Evita, an Andrew Lloyd Weber masterpiece, made its way to Washington, D.C.’s Shakespeare Theatre this fall. The 2023 Broadway rendition (directed by Sammi Cannold) of the 1978 musical Evita tells the story of Eva Perón, who, at a young age, loses her innocence and hope for eternal, romantic love. However, she never abandons her core desire to be loved—she channels it toward pursuing the love of the Argentinian people. Evita demonstrates that it is the giving of love, not the taking, that has the power to satiate humanity.

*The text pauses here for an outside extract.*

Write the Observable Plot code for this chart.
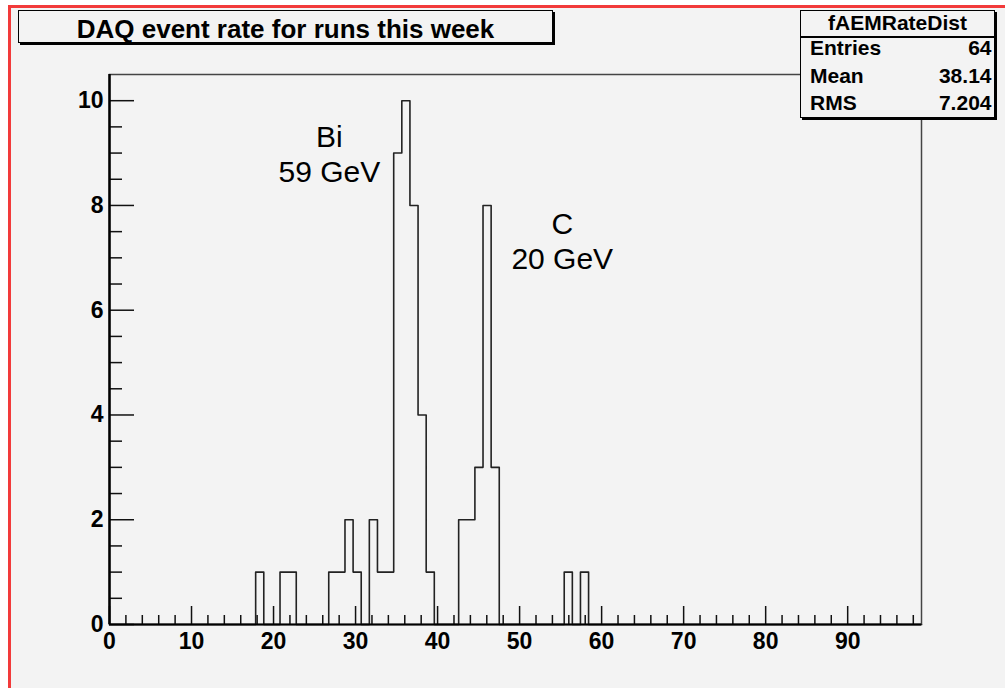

A young Eva is wooed early in the play by the musician Magaldi, who promises her eternal love with his song: “On this night of a thousand stars / Let me take you to heaven’s door / Where the music of love’s guitars / Plays for evermore.” Magaldi’s love doesn’t last more than a night, however, and the illusion of love is broken. Eva responds to her pain with a stubborn and fiery spirit consistent with her nature. Magaldi cautions her that her ambition will get the better of her—a poignant warning that rings of prophecy.[2] Eva uses Magaldi to get into Buenos Aires in 1935, and while there, she proceeds to take advantage of men’s attention to obtain resources and standing by “sleeping her way to the top.” In a way, her use of men’s desire, who are so ready to use her, feels like a satisfying recompense. It masquerades as the rebalancing of the scales.
However, the beloved song “Another Suitcase in Another Hall” shatters any illusion that Eva can defy the law of nature and birth something pure from something corrupt. In reality, Eva has become a part of the system of thievery and dishonor that stole her ideals and innocence.

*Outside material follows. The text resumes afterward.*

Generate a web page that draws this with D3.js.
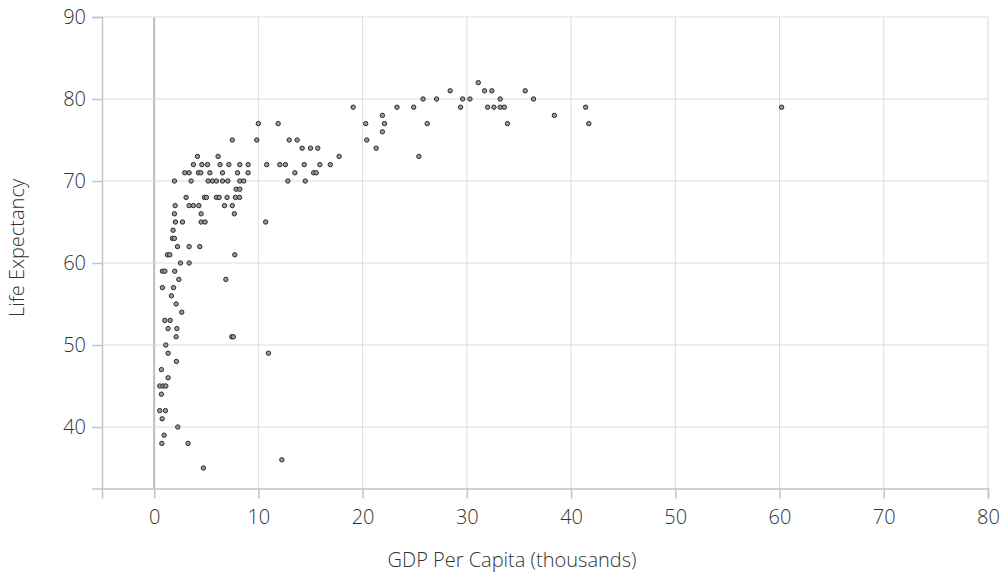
<!DOCTYPE html>
<html>
<head>
<meta charset="utf-8">
<script src="https://cdn.jsdelivr.net/npm/d3@7"></script>
<style>
  html, body { margin: 0; padding: 0; background: #fff; }
  svg { display: block; }
  text { font-family: "Open Sans", "DejaVu Sans", sans-serif; font-weight: 300; }
</style>
</head>
<body>
<svg id="chart" width="1003" height="575"></svg>
<script>
// GDP per capita (thousands) and life expectancy
const gdp = [
  31.1,
  28.4, 31.7, 32.4, 35.6,
  25.8, 27.1, 29.6, 30.3, 33.2, 36.4,
  19.1, 23.3, 24.9, 29.4, 32.0, 32.6, 33.2, 33.6, 41.4, 60.2,
  21.9, 38.4,
  10.0, 11.9, 20.3, 22.1, 26.2, 33.9, 41.7,
  21.9,
  7.5, 9.85, 12.96, 13.72, 20.4,
  14.2, 15.0, 15.7, 21.3,
  4.16, 6.14, 17.75, 25.4,
  3.77, 4.58, 5.12, 6.33, 7.17, 8.22, 9.02, 10.8, 12.06, 12.6, 14.4, 15.9, 16.9,
  2.94, 3.36, 4.25, 4.48, 5.35, 6.56, 8.0, 9.02, 13.5, 15.3, 15.55,
  1.95, 3.55, 5.18, 5.6, 5.98, 6.56, 7.07, 8.22, 8.6, 12.83, 14.5,
  7.87, 8.22,
  3.07, 4.83, 5.02, 5.98, 6.24, 7.0, 7.8, 8.19,
  2.02, 3.36, 3.77, 4.29, 6.75, 7.5,
  1.95, 4.51, 7.7,
  2.04, 2.72, 4.51, 4.89, 10.7,
  1.82,
  1.76, 1.95,
  2.24, 3.36, 4.38,
  1.28, 1.5, 7.74,
  2.53, 3.36,
  0.8, 1.03, 1.98,
  2.37, 6.88,
  0.8, 1.86,
  1.66,
  2.11,
  2.65,
  1.03, 1.54,
  1.34, 2.18,
  2.11, 7.45, 7.6,
  1.12,
  1.34, 10.97,
  2.14,
  0.7,
  1.34,
  0.54, 0.86, 1.12,
  0.7,
  0.54, 1.09,
  0.77,
  2.27,
  0.96,
  0.74, 3.26,
  12.25,
  4.73
];
const lifeExp = [
  82,
  81, 81, 81, 81,
  80, 80, 80, 80, 80, 80,
  79, 79, 79, 79, 79, 79, 79, 79, 79, 79,
  78, 78,
  77, 77, 77, 77, 77, 77, 77,
  76,
  75, 75, 75, 75, 75,
  74, 74, 74, 74,
  73, 73, 73, 73,
  72, 72, 72, 72, 72, 72, 72, 72, 72, 72, 72, 72, 72,
  71, 71, 71, 71, 71, 71, 71, 71, 71, 71, 71,
  70, 70, 70, 70, 70, 70, 70, 70, 70, 70, 70,
  69, 69,
  68, 68, 68, 68, 68, 68, 68, 68,
  67, 67, 67, 67, 67, 67,
  66, 66, 66,
  65, 65, 65, 65, 65,
  64,
  63, 63,
  62, 62, 62,
  61, 61, 61,
  60, 60,
  59, 59, 59,
  58, 58,
  57, 57,
  56,
  55,
  54,
  53, 53,
  52, 52,
  51, 51, 51,
  50,
  49, 49,
  48,
  47,
  46,
  45, 45, 45,
  44,
  42, 42,
  41,
  40,
  39,
  38, 38,
  36,
  35
];
const xTicks = [0, 10, 20, 30, 40, 50, 60, 70, 80];
const yTicks = [40, 50, 60, 70, 80, 90];
const xDomain = [-5, 80];
const yDomain = [32.5, 90];
const xTitle = "GDP Per Capita (thousands)";
const yTitle = "Life Expectancy";

const margin = { top: 17, right: 15, bottom: 86.5, left: 102 };
const W = 1003, H = 575;
const iw = W - margin.left - margin.right;
const ih = H - margin.top - margin.bottom;

const svg = d3.select("#chart");
const g = svg.append("g").attr("transform", `translate(${margin.left},${margin.top})`);

const x = d3.scaleLinear().domain(xDomain).range([0, iw]);
const y = d3.scaleLinear().domain(yDomain).range([ih, 0]);

// gridlines
g.append("g").selectAll("line").data(xTicks).join("line")
  .attr("x1", d => x(d)).attr("x2", d => x(d))
  .attr("y1", 0).attr("y2", ih)
  .attr("stroke", d => d === 0 ? "#bdbdbd" : "#dcdcdc")
  .attr("stroke-width", d => d === 0 ? 2 : 1);
g.append("g").selectAll("line").data(yTicks).join("line")
  .attr("x1", 0).attr("x2", iw)
  .attr("y1", d => y(d)).attr("y2", d => y(d))
  .attr("stroke", "#dcdcdc").attr("stroke-width", 1);

// axes
const xAxis = d3.axisBottom(x).tickValues(xTicks).tickSize(10).tickSizeOuter(10).tickPadding(11);
const yAxis = d3.axisLeft(y).tickValues(yTicks).tickSize(10).tickSizeOuter(10).tickPadding(6);

const gx = g.append("g").attr("transform", `translate(0,${ih})`).call(xAxis);
const gy = g.append("g").call(yAxis);
[gx, gy].forEach(a => {
  a.select(".domain").attr("stroke", "#c4c4c4").attr("stroke-width", 1.5);
  a.selectAll(".tick line").attr("stroke", "#c4c4c4").attr("stroke-width", 1.5);
  a.selectAll(".tick text").attr("fill", "#333").style("font-size", "20px")
    .style("font-family", '"Open Sans", sans-serif').style("font-weight", 300);
});

// points
g.append("g").selectAll("circle").data(gdp.map((d, i) => [d, lifeExp[i]])).join("circle")
  .attr("cx", d => x(d[0])).attr("cy", d => y(d[1]))
  .attr("r", 2.2)
  .attr("fill", "#9a9a9a").attr("stroke", "#2a2a2a").attr("stroke-width", 1);

// titles
svg.append("text")
  .attr("x", 512)
  .attr("y", 567)
  .attr("text-anchor", "middle")
  .attr("fill", "#333").style("font-size", "20px")
  .text(xTitle);
svg.append("text")
  .attr("transform", `translate(24,248) rotate(-90)`)
  .attr("text-anchor", "middle")
  .attr("fill", "#333").style("font-size", "20px")
  .text(yTitle);
</script>
</body>
</html>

Eva sets her sights on Juan Perón, a rising political star, and their mutual hunger for power propels them to a form of loyalty and love for one another. As they begin their love affair, Perón’s young mistress walks in and encounters them. Crushed, the mistress’s countenance is piercing. Her shoulders slump, her eyes downcast. Eva’s callous response—telling her to “go back to school” and mockingly assuring her that “I’m sure he enjoyed you”—reveal the brittleness of her own humanity.
But then, the audience is surprised. As the song continues, the “mistress,” as she is simply known, poignantly walks through the same lovers and receives the same favors that a younger Eva benefited from. As she does, she does not greet her circumstances with the same theatrical, fiery spirit as Eva. She is deflated and resigned. As Eva looks on, she matches the mistress’s spirit. Eva’s face reveals a raw grief that is in most other places hidden from the audience. What is laid bare is this: To gain for herself, Eva has become a part of the selfish, cyclical system that steals love.

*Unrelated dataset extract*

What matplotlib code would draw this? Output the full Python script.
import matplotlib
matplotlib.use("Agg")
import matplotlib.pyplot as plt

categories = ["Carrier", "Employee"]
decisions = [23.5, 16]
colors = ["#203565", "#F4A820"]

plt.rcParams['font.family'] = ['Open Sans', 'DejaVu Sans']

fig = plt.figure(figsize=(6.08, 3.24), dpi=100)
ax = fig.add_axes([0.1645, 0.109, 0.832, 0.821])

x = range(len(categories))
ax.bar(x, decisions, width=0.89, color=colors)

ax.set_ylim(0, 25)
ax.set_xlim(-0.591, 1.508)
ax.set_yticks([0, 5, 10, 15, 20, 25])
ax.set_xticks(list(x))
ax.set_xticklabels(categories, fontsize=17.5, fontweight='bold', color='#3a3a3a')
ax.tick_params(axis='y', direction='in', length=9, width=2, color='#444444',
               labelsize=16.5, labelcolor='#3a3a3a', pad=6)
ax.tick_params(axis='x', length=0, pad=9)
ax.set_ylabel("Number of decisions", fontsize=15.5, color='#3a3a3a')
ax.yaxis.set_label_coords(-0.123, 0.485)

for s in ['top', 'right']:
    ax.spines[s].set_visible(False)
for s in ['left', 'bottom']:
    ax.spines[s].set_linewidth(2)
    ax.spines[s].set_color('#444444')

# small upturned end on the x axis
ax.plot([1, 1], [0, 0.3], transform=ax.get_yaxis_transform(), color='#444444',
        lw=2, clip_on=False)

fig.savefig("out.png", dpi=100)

Eva Perón’s ambition rivals that of Lady Macbeth, but Evita teaches us that ambition is not abstract—the ambition for love is the seed of Eva’s actions. Eva’s ambition for love is by no means pure. The seed of a good desire is extracted, manipulated—as in a lab—and replanted. But her desire is resilient because it resembles something true.
In the musical’s trademark song, “Don’t Cry for Me Argentina,” the new First Lady Eva shows her cards to the people—at least the ones she is consciously playing with. She implores, “The truth is I never left you / All through my wild days, my mad existence / I kept my promise, don’t keep your distance.” She promises: “I’ll always love you.” As rumors circulate about her promiscuous life, Eva presents her wild days as evidence of her love for the people—evidence of what she was willing to do to serve them. So, she begs them not to be ashamed of her. “Don’t keep your distance.”
What becomes rapidly apparent is that Eva is not really serving (or loving) Argentina. The ledgers become unbalanced, the gold reserves dwindle, and the country enters bankruptcy. Eva is keeping money for herself while appearing to give so much away. The Perón Administration is a fascist government modeled after Mussolini’s. The purity of Eva’s image, however, is as vital as the blood that runs through her veins. Che challenges her that she will fall to despair if she is hated.[3]  Eva is so dependent on the people’s love that she cannot really give of herself. She is too depleted on her own. The cruel truth of love is that those who are most bereft of it are most incapable of giving it.
Eva seems to know her façade cannot last—but it does not mean she will not do everything she can to sustain it. The narrator, Che, breaks the fourth wall to waltz with her, and their exchange is telling. He says, “Forgive my impertinent behavior, But how long do you think this pantomime can last?” The play repeatedly introduces the concept of time. Che asks during their waltz: “How can you be so short-sighted / To look never further than this week or next week / To have no impossible dream?[4]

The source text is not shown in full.